— Start —

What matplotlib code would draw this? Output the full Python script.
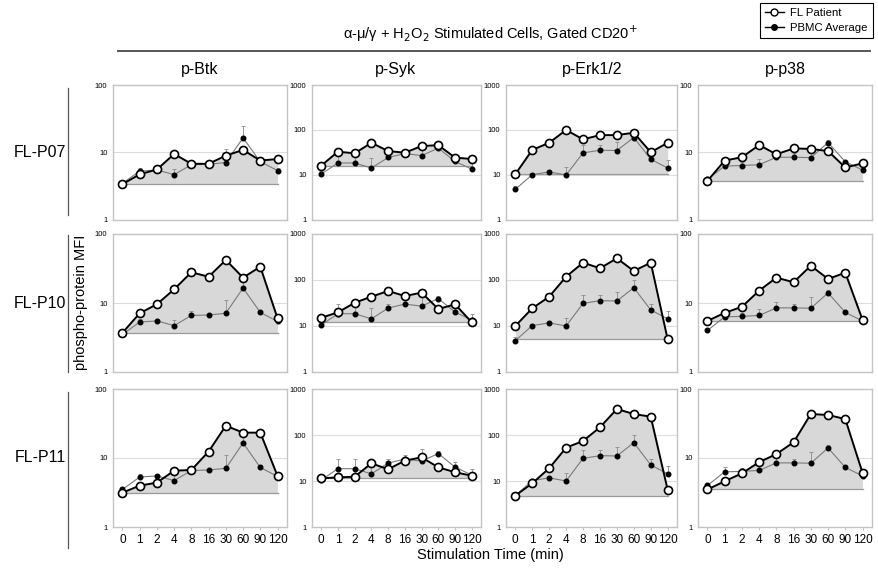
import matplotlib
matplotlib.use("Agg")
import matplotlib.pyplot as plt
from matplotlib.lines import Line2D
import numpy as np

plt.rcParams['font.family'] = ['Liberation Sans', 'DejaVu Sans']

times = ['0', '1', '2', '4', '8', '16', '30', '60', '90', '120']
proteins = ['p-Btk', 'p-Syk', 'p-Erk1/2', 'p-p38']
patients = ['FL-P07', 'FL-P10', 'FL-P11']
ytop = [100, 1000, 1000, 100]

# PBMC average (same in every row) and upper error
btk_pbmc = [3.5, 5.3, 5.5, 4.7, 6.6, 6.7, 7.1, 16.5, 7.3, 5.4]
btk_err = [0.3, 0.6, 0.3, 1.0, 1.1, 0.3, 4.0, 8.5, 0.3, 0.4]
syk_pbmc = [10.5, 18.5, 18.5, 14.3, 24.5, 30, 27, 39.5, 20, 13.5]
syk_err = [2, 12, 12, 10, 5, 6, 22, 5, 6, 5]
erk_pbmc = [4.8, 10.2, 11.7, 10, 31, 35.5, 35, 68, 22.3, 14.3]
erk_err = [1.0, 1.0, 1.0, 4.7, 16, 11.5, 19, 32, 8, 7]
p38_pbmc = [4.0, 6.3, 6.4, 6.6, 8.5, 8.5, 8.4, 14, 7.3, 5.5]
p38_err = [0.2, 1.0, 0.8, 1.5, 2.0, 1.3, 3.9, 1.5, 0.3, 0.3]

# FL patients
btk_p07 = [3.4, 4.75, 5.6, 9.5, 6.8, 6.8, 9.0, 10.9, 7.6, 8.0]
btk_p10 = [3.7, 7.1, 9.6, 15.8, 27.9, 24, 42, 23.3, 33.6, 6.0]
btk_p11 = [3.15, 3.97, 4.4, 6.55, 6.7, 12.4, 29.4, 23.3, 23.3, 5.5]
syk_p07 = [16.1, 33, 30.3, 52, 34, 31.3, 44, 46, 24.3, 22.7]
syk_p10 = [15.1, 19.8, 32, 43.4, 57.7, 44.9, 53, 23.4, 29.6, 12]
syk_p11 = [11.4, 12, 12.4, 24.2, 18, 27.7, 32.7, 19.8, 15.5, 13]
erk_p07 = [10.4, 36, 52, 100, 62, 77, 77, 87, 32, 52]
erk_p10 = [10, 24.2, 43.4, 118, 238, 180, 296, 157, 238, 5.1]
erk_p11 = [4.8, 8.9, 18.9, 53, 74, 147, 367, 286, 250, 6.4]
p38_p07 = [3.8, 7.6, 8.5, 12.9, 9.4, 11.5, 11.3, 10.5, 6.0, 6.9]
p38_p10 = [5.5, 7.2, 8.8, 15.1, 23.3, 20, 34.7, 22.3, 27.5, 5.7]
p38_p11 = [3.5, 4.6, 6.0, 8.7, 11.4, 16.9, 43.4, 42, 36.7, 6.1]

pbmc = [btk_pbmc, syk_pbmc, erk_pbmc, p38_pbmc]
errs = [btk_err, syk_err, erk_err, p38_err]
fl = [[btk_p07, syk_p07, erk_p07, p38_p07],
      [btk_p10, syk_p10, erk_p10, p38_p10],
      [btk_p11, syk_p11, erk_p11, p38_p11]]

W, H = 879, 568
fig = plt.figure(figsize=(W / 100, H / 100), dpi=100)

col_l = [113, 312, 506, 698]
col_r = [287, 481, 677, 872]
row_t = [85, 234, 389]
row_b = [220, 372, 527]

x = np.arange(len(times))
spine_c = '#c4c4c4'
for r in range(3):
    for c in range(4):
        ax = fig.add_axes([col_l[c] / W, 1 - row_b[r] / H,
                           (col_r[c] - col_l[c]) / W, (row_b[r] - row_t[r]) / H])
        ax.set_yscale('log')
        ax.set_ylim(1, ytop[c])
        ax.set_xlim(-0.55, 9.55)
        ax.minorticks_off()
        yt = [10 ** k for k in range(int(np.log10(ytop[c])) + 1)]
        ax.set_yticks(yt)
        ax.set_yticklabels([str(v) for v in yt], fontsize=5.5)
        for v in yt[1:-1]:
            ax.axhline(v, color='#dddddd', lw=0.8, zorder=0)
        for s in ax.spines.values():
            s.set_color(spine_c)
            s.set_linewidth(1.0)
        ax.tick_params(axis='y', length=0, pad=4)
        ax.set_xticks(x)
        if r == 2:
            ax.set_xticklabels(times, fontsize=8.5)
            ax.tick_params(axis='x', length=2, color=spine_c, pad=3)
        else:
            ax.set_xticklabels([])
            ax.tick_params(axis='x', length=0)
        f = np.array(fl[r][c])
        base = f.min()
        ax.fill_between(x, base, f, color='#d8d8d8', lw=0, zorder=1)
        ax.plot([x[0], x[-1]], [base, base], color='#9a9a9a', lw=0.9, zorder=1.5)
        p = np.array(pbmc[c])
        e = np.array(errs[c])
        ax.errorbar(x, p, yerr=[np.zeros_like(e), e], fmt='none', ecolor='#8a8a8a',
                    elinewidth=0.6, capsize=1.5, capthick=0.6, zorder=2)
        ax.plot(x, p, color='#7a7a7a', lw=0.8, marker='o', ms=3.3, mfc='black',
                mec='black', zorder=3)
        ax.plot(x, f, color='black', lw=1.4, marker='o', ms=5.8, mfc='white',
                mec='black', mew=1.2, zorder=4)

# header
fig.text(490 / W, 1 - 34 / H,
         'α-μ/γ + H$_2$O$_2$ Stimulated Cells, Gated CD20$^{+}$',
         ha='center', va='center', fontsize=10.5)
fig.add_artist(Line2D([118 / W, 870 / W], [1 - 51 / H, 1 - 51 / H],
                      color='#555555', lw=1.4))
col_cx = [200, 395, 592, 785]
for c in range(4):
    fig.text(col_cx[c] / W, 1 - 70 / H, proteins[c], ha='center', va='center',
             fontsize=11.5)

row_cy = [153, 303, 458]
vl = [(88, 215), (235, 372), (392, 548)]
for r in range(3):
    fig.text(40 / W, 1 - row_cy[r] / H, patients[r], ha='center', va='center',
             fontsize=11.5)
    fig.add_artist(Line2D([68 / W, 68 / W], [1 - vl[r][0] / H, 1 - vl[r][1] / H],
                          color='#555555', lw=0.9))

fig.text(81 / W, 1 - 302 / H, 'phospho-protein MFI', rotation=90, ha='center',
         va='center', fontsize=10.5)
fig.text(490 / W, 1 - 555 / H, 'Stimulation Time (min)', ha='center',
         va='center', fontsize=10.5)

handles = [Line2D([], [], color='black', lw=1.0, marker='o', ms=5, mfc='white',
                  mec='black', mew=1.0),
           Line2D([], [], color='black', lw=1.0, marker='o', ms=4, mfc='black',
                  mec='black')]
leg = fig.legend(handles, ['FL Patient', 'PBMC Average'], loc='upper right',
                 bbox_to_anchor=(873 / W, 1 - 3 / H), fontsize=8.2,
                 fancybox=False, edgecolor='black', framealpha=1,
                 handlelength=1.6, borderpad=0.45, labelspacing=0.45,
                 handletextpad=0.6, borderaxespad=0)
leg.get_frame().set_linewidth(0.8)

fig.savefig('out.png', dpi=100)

— End —

* Aim *
Copy nothing but the lines from the top of the data down to the line containing "1.5, 0.3, 0.3]", and leave the pictures out.

* Expected answer *
What matplotlib code would draw this? Output the full Python script.
import matplotlib
matplotlib.use("Agg")
import matplotlib.pyplot as plt
from matplotlib.lines import Line2D
import numpy as np

plt.rcParams['font.family'] = ['Liberation Sans', 'DejaVu Sans']

times = ['0', '1', '2', '4', '8', '16', '30', '60', '90', '120']
proteins = ['p-Btk', 'p-Syk', 'p-Erk1/2', 'p-p38']
patients = ['FL-P07', 'FL-P10', 'FL-P11']
ytop = [100, 1000, 1000, 100]

# PBMC average (same in every row) and upper error
btk_pbmc = [3.5, 5.3, 5.5, 4.7, 6.6, 6.7, 7.1, 16.5, 7.3, 5.4]
btk_err = [0.3, 0.6, 0.3, 1.0, 1.1, 0.3, 4.0, 8.5, 0.3, 0.4]
syk_pbmc = [10.5, 18.5, 18.5, 14.3, 24.5, 30, 27, 39.5, 20, 13.5]
syk_err = [2, 12, 12, 10, 5, 6, 22, 5, 6, 5]
erk_pbmc = [4.8, 10.2, 11.7, 10, 31, 35.5, 35, 68, 22.3, 14.3]
erk_err = [1.0, 1.0, 1.0, 4.7, 16, 11.5, 19, 32, 8, 7]
p38_pbmc = [4.0, 6.3, 6.4, 6.6, 8.5, 8.5, 8.4, 14, 7.3, 5.5]
p38_err = [0.2, 1.0, 0.8, 1.5, 2.0, 1.3, 3.9, 1.5, 0.3, 0.3]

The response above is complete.